[TASK STATEMENT]: Return the lines below exactly, from the first line to the line that contains "ax = fig.add_axes([123". Leave out pictures.

[COLLECTED MATERIAL]:
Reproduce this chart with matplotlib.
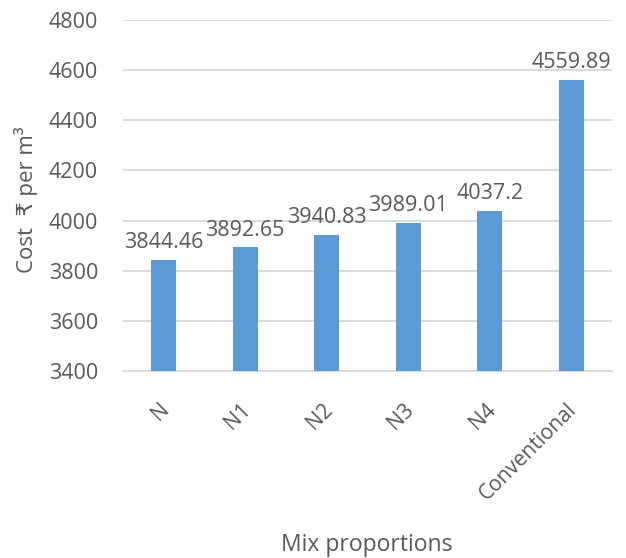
import matplotlib
matplotlib.use("Agg")
import matplotlib.pyplot as plt
from matplotlib.transforms import ScaledTranslation

plt.rcParams['font.family'] = ['Open Sans', 'DejaVu Sans']

mixes = ['N', 'N1', 'N2', 'N3', 'N4', 'Conventional']
costs = [3844.46, 3892.65, 3940.83, 3989.01, 4037.2, 4559.89]
cost_labels = ['3844.46', '3892.65', '3940.83', '3989.01', '4037.2', '4559.89']

grey = '#595959'

fig = plt.figure(figsize=(6.26, 5.58), dpi=100)
ax = fig.add_axes([123 / 626, 1 - 371 / 558, 489 / 626, 351 / 558])

x = range(len(mixes))
ax.bar(x, costs, width=0.31, color='#5B9BD5', zorder=3)
for i, v in enumerate(costs):
    ax.annotate(cost_labels[i], (i, v), xytext=(0, 5), textcoords='offset points',
                ha='center', va='bottom', fontsize=15.5, color=grey, zorder=4)

ax.set_ylim(3400, 4800)
ax.set_xlim(-0.5, len(mixes) - 0.5)
ax.set_yticks(range(3400, 4801, 200))
ax.yaxis.grid(True, color='#d9d9d9', linewidth=1.3, zorder=0)
ax.tick_params(axis='both', length=0, labelsize=15.5, colors=grey)
ax.tick_params(axis='y', pad=18)
ax.set_xticks(list(x))
ax.set_xticklabels(mixes, rotation=45, ha='right', va='top',
                   rotation_mode='anchor', fontsize=15)
ax.tick_params(axis='x', pad=20)
# nudge the slanted category labels a little to the left
shift = ScaledTranslation(-5 / 100, 0, fig.dpi_scale_trans)
for lbl in ax.get_xticklabels():
    lbl.set_transform(lbl.get_transform() + shift)
for s in ['top', 'right', 'left']:
    ax.spines[s].set_visible(False)
ax.spines['bottom'].set_color('#d9d9d9')
ax.spines['bottom'].set_linewidth(1.3)

ax.set_ylabel('Cost  ₹ per m³', fontsize=16, color=grey)
ax.yaxis.set_label_coords(-0.174, 0.487)
fig.text(367 / 626, 1 - 545 / 558, 'Mix proportions', ha='center',
         va='center', fontsize=16.5, color=grey)

fig.savefig('out.png', dpi=100)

[RESPONSE TO THIS EXERCISE]:
Reproduce this chart with matplotlib.
import matplotlib
matplotlib.use("Agg")
import matplotlib.pyplot as plt
from matplotlib.transforms import ScaledTranslation

plt.rcParams['font.family'] = ['Open Sans', 'DejaVu Sans']

mixes = ['N', 'N1', 'N2', 'N3', 'N4', 'Conventional']
costs = [3844.46, 3892.65, 3940.83, 3989.01, 4037.2, 4559.89]
cost_labels = ['3844.46', '3892.65', '3940.83', '3989.01', '4037.2', '4559.89']

grey = '#595959'

fig = plt.figure(figsize=(6.26, 5.58), dpi=100)
ax = fig.add_axes([123 / 626, 1 - 371 / 558, 489 / 626, 351 / 558])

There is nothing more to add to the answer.